UI groundskeeper Scott Shrader sprinkled a brownish granular substance onto the icy cement with a big red scoop.
"This is the first time we’ve used it," he said, laying a thin coat of the tacky pebbles on the concrete.
"If it does well, we’ll probably expand on it," said Scott Gritsch, manager of landscape services.
Gritsch said the deicer will be used outside main doorways instead of sand to keep entrances cleaner.
Officials at the UI have already secured four pallets — a little more than four tons — of the product at $384 each.
The sugar beet product costs roughly 17 cents a pound, Gritsch said, and is more expensive than rock salt, which runs about 9 cents a pound.
Gritsch said the substance makes up for the slight increase in cost with a larger coverage area than rock salt, noting workers will use about 30 to 40 percent less compared with salt.

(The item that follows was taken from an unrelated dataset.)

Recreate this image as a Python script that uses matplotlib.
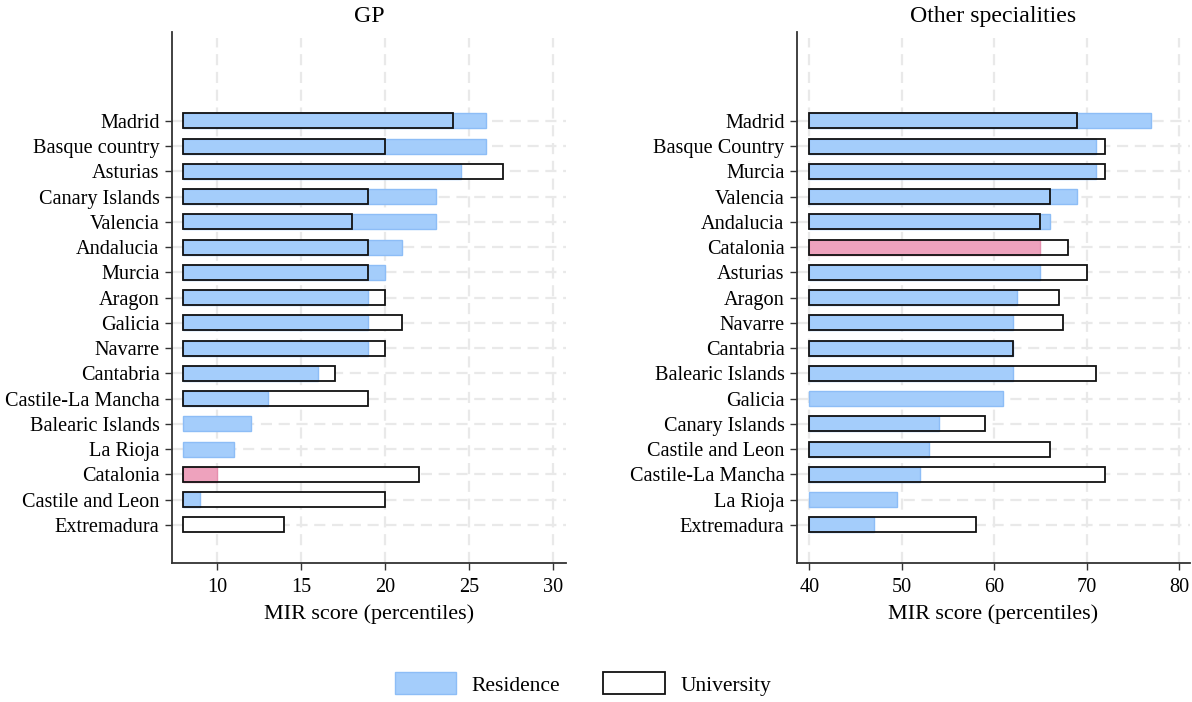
import matplotlib
matplotlib.use("Agg")
import matplotlib.pyplot as plt
from matplotlib.patches import Patch

plt.rcParams['font.family'] = ['Liberation Serif', 'DejaVu Serif']

# ---- data ----
gp_regions = ["Madrid", "Basque country", "Asturias", "Canary Islands", "Valencia",
              "Andalucia", "Murcia", "Aragon", "Galicia", "Navarre", "Cantabria",
              "Castile-La Mancha", "Balearic Islands", "La Rioja", "Catalonia",
              "Castile and Leon", "Extremadura"]
gp_residence = [26, 26, 24.5, 23, 23, 21, 20, 19, 19, 19, 16, 13, 12, 11, 10, 9, None]
gp_university = [24, 20, 27, 19, 18, 19, 19, 20, 21, 20, 17, 19, None, None, 22, 20, 14]
gp_base = 8

ot_regions = ["Madrid", "Basque Country", "Murcia", "Valencia", "Andalucia",
              "Catalonia", "Asturias", "Aragon", "Navarre", "Cantabria",
              "Balearic Islands", "Galicia", "Canary Islands", "Castile and Leon",
              "Castile-La Mancha", "La Rioja", "Extremadura"]
ot_residence = [77, 71, 71, 69, 66, 65, 65, 62.5, 62, 62, 62, 61, 54, 53, 52, 49.5, 47]
ot_university = [69, 72, 72, 66, 65, 68, 70, 67, 67.5, 62, 71, None, 59, 66, 72, None, 58]
ot_base = 40

gp_ticks = [10, 15, 20, 25, 30]
ot_ticks = [40, 50, 60, 70, 80]

BLUE = "#a4cdfb"
BLUE_EDGE = "#8dbdf6"
PINK = "#eea2bd"
PINK_EDGE = "#e58fae"
GRID = "#e9e9e9"
FS = 14.6
FS_LABEL = 15.9
FS_TITLE = 17.2
FS_LEG = 15.5

W, H = 1192, 702
fig = plt.figure(figsize=(W / 100, H / 100), dpi=100)


def px_axes(x0, x1, ytop, ybot):
    return fig.add_axes([x0 / W, 1 - ybot / H, (x1 - x0) / W, (ybot - ytop) / H])


def panel(ax, title, regions, res, uni, base, ticks, xlim):
    n = len(regions)
    pos = [n - 1 - i for i in range(n)]
    ax.set_xlim(*xlim)
    ax.set_ylim(-1.5, n + 2.52)
    # grid
    for t in ticks:
        ax.axvline(t, ymax=(n + 2.27 + 1.5) / (n + 4.02), color=GRID, lw=1.6,
                   ls=(0, (5, 3)), zorder=0)
    for p in pos:
        ax.axhline(p, color=GRID, lw=1.6, ls=(0, (5, 3)), zorder=0)
    h = 0.6
    for p, r, u, name in zip(pos, res, uni, regions):
        if u is not None:
            ax.barh(p, u - base, left=base, height=h, color="white",
                    edgecolor="none", zorder=2)
        if r is not None:
            fc, ec = (PINK, PINK_EDGE) if name == "Catalonia" else (BLUE, BLUE_EDGE)
            ax.barh(p, r - base, left=base, height=h, color=fc, edgecolor=ec,
                    linewidth=1.0, zorder=3)
        if u is not None:
            ax.barh(p, u - base, left=base, height=h, facecolor="none",
                    edgecolor="#111111", linewidth=1.3, zorder=4)
    ax.set_yticks(pos)
    ax.set_yticklabels(regions, fontsize=FS)
    ax.set_xticks(ticks)
    ax.set_xticklabels([str(t) for t in ticks], fontsize=FS)
    ax.tick_params(axis="both", length=5, width=1.0, color="#333333", pad=4)
    ax.tick_params(axis="x", pad=6)
    for s in ["top", "right"]:
        ax.spines[s].set_visible(False)
    for s in ["left", "bottom"]:
        ax.spines[s].set_color("#333333")
        ax.spines[s].set_linewidth(1.3)
    ax.set_xlabel("MIR score (percentiles)", fontsize=FS_LABEL, labelpad=5)
    ax.set_title(title, fontsize=FS_TITLE, pad=7)


ax1 = px_axes(172, 565.7, 32, 562.7)
panel(ax1, "GP", gp_regions, gp_residence, gp_university, gp_base, gp_ticks,
      (7.32, 30.73))
ax2 = px_axes(797, 1190, 32, 562.7)
panel(ax2, "Other specialities", ot_regions, ot_residence, ot_university, ot_base,
      ot_ticks, (38.67, 81.19))

handles = [Patch(facecolor=BLUE, edgecolor=BLUE_EDGE, linewidth=1.0),
           Patch(facecolor="white", edgecolor="#111111", linewidth=1.3)]
fig.legend(handles, ["Residence", "University"], loc="center",
           bbox_to_anchor=(583 / W, 1 - 684 / H), ncol=2, frameon=False,
           fontsize=FS_LEG, handlelength=2.84, handleheight=1.16,
           handletextpad=0.74, columnspacing=2.0)

fig.savefig("out.png", dpi=100)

And while salt is only effective down to 0 degrees, the beet product can melt ice at temperatures as low as minus-20.
The product is much less corrosive than rock salt.
"[Rock salts] tend to eat away at metals and the concrete surface," Gritsch said. "We’re hoping this product will be less damaging."
UI Director of the Office of Sustainability Liz Christiansen said she is excited about the beet salt’s environmental factor.
She said using less salt is better for plants and grass along sidewalks, and it decreases runoff into Iowa waters.
"It is environmentally and fiscally responsible to use," she said.
While the use of a sugar-beet deicer is new for the UI, Iowa City started using a similar product last year, said John Sobaski, Iowa City’s assistant superintendent for streets and traffic engineering.
"We’re very pleased," he said. "It is very effective below freezing and has enhanced our response time."
Iowa City’s deicer, while slightly different from the UI’s, still consists of a mixture of salt and sugar-beet product and only adds roughly $10 a ton to the price, Sobaski said.
Iowa City’s use of sand has and will continue on streets with steeper grades or during storms with high winds to keep a level of friction on the road, he said.
Iowa City used 2,500 tons of sand and 3,300 tons of salt last year; it has 3,500 tons of the beet deicer stocked and ready for the first winter storm, he said.
At the UI, Gritsch said the biggest concern has been whether the beet product will stain sidewalks.
"That’s always a question," he said. "They will not be red."